Nos últimos meses, durante a execução da obra, a empresa promotora introduziu nela um conjunto de alterações em relação ao que foi licenciado pela câmara. Destas alterações resultou um aumento da área total de construção de 2318 para 2803 m2, um aumento de 1064 para 1157 m2 na área de implantação, bem como um aumento de 9,86 para 10,61 metros na altura da edificação e a criação de uma zona de estadia pavimentada na cobertura do hotel.

Para legalizar estas alterações foi submetido à câmara um novo projecto em Dezembro passado. O PÚBLICO perguntou há três semanas à Câmara de Lisboa se esse projecto já foi aprovado e se foi previamente pedido um novo parecer à ANPC, mas ainda não obteve resposta.

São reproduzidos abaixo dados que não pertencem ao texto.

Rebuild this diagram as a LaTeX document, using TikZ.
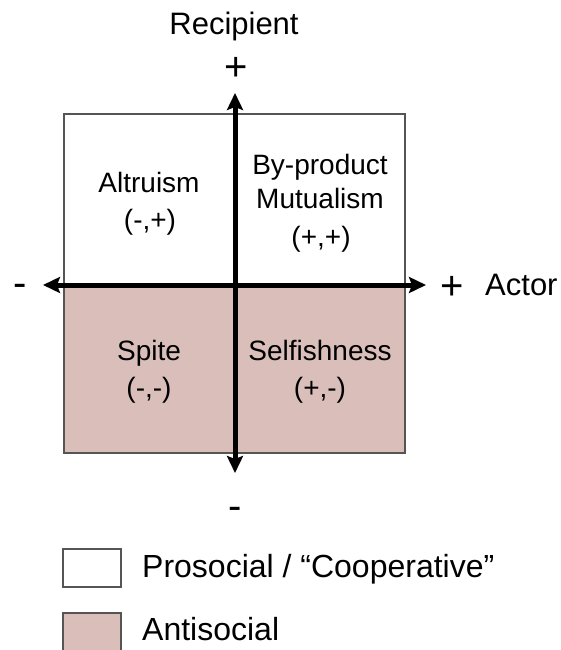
\documentclass[tikz,border=0pt]{standalone}
\usepackage{fontspec}
\setmainfont{Liberation Sans}
\usetikzlibrary{arrows.meta}
\definecolor{pinkfill}{RGB}{217,190,186}
\definecolor{boxgray}{RGB}{85,85,85}
\tikzset{
  quadlabel/.style={anchor=base, inner sep=0pt, font=\fontsize{28}{30}\selectfont},
  signlabel/.style={anchor=base, inner sep=0pt, font=\fontsize{40}{42}\selectfont},
  axislabel/.style={anchor=base, inner sep=0pt, font=\fontsize{31}{33}\selectfont},
  legendtext/.style={anchor=base west, inner sep=0pt, font=\fontsize{32}{34}\selectfont},
  boxline/.style={draw=boxgray, line width=2pt},
  axisline/.style={line width=5pt, {Stealth[length=17pt,width=16pt,inset=3pt]}-{Stealth[length=17pt,width=16pt,inset=3pt]}},
}
\begin{document}
\begin{tikzpicture}[x=1pt,y=-1pt]
\useasboundingbox (0,0) rectangle (560,650);
% quadrant box
\fill[pinkfill] (64,285) rectangle (405,453);
\draw[boxline] (64,114) rectangle (405,453);
% axes
\coordinate (left) at (43,285);
\coordinate (right) at (426,285);
\coordinate (top) at (235,93);
\coordinate (bottom) at (235,473);
\draw[axisline] (left) -- (right);
\draw[axisline] (bottom) -- (top);
% axis labels
\node[axislabel] (recipient) at (234,35) {Recipient};
\node[signlabel] (topplus) at (236,81) {+};
\node[signlabel] (leftminus) at (20,296) {-};
\node[signlabel] (rightplus) at (452,299) {+};
\node[axislabel, anchor=base west] (actor) at (485,295) {Actor};
\node[signlabel] (bottomminus) at (235,519) {-};
% quadrant labels
\node[quadlabel] (altruism) at (149,192) {Altruism};
\node[quadlabel] (altruismsign) at (150,229) {(-,+)};
\node[quadlabel] (byproduct) at (320,174) {By-product};
\node[quadlabel] (mutualism) at (320,208) {Mutualism};
\node[quadlabel] (mutualismsign) at (321,246) {(+,+)};
\node[quadlabel] (spite) at (149,360) {Spite};
\node[quadlabel] (spitesign) at (149,397) {(-,-)};
\node[quadlabel] (selfish) at (320,360) {Selfishness};
\node[quadlabel] (selfishsign) at (320,397) {(+,-)};
% legend
\draw[boxline, fill=white] (63,549) rectangle (121,587);
\draw[boxline, fill=pinkfill] (63,613) rectangle (121,653);
\node[legendtext] (prosocial) at (142,577) {Prosocial / “Cooperative”};
\node[legendtext] (antisocial) at (142,640) {Antisocial};
\end{tikzpicture}
\end{document}
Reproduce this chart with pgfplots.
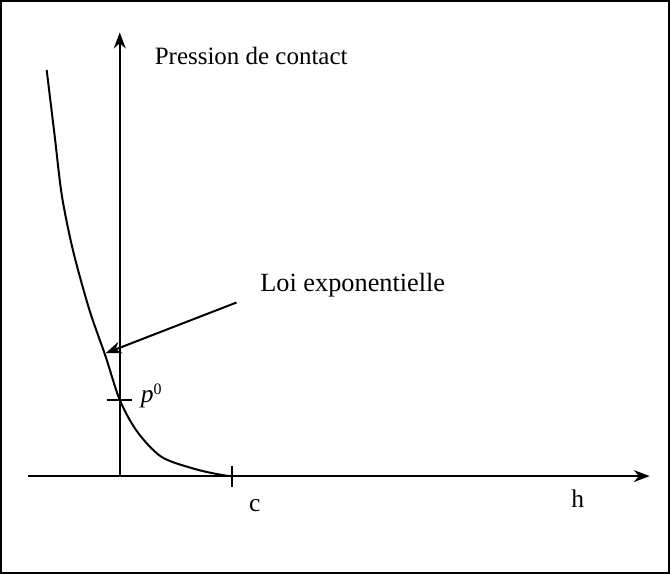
\documentclass[border=0pt]{standalone}
\usepackage{pgfplots}
\pgfplotsset{compat=1.18}
\usetikzlibrary{arrows.meta}
\usepackage{fontspec}
\setmainfont{Liberation Serif}
\begin{document}
\begin{tikzpicture}
\begin{axis}[
  scale only axis,
  width=9cm, height=7.683cm,
  xmin=0, xmax=670, ymin=0, ymax=572,
  axis lines=none,
  ticks=none,
  clip=false,
]
% frame
\draw[line width=0.75pt] (axis cs:9,3) rectangle (axis cs:667,566);
% axes
\draw[line width=0.75pt,-{Stealth[length=6pt,width=4.5pt]}] (axis cs:126,98) -- (axis cs:126,535);
\draw[line width=0.75pt,-{Stealth[length=6pt,width=4.5pt]}] (axis cs:36,98) -- (axis cs:648,98);
% exponential curve
\addplot[line width=0.75pt, smooth, tension=0.5] coordinates {
 (54,498) (62,432) (69,374) (80,320) (96,262) (112,216) (126,173)
 (143,142) (167,117) (200,105) (227,99) (237,98)
};
% ticks
\draw[line width=0.75pt] (axis cs:113,173) -- (axis cs:138,173);
\draw[line width=0.75pt] (axis cs:237,108) -- (axis cs:237,87);
% annotation arrow
\draw[line width=0.75pt,-{Stealth[length=6pt,width=4.5pt]}] (axis cs:241,269) -- (axis cs:112,219);
% labels
\node[anchor=west,font=\fontsize{9.4}{11}\selectfont,inner sep=0pt] at (axis cs:160,512) {Pression de contact};
\node[anchor=west,font=\fontsize{9.9}{11}\selectfont,inner sep=0pt] at (axis cs:264,286) {Loi exponentielle};
\node[font=\fontsize{9.6}{11}\selectfont,inner sep=0pt] at (axis cs:259,69) {c};
\node[font=\fontsize{9.6}{11}\selectfont,inner sep=0pt] at (axis cs:577,76) {h};
\node[font=\fontsize{9.6}{11}\selectfont,inner sep=0pt] at (axis cs:157,177) {\textit{p}\raisebox{0.7ex}{\fontsize{6}{7}\selectfont 0}};
\end{axis}
\end{tikzpicture}
\end{document}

Sem resposta estão também perguntas relacionadas com o facto de a construção do hotel ter sido autorizada pelo município sem que a decisão tenha sido precedida de uma qualquer análise da localização do estabelecimento e das condições de acesso ao mesmo.

No início da apreciação do projecto de alterações apresentado em Dezembro, um técnico camarário propôs a consulta do Departamente de Gestão de Tráfego e Mobilidade (DGMT), mas o seu superior hierárquico despachou deste modo: “Considerando as novas orientação do senhor vereador Manuel Salgado não é de consultar o DGMT.”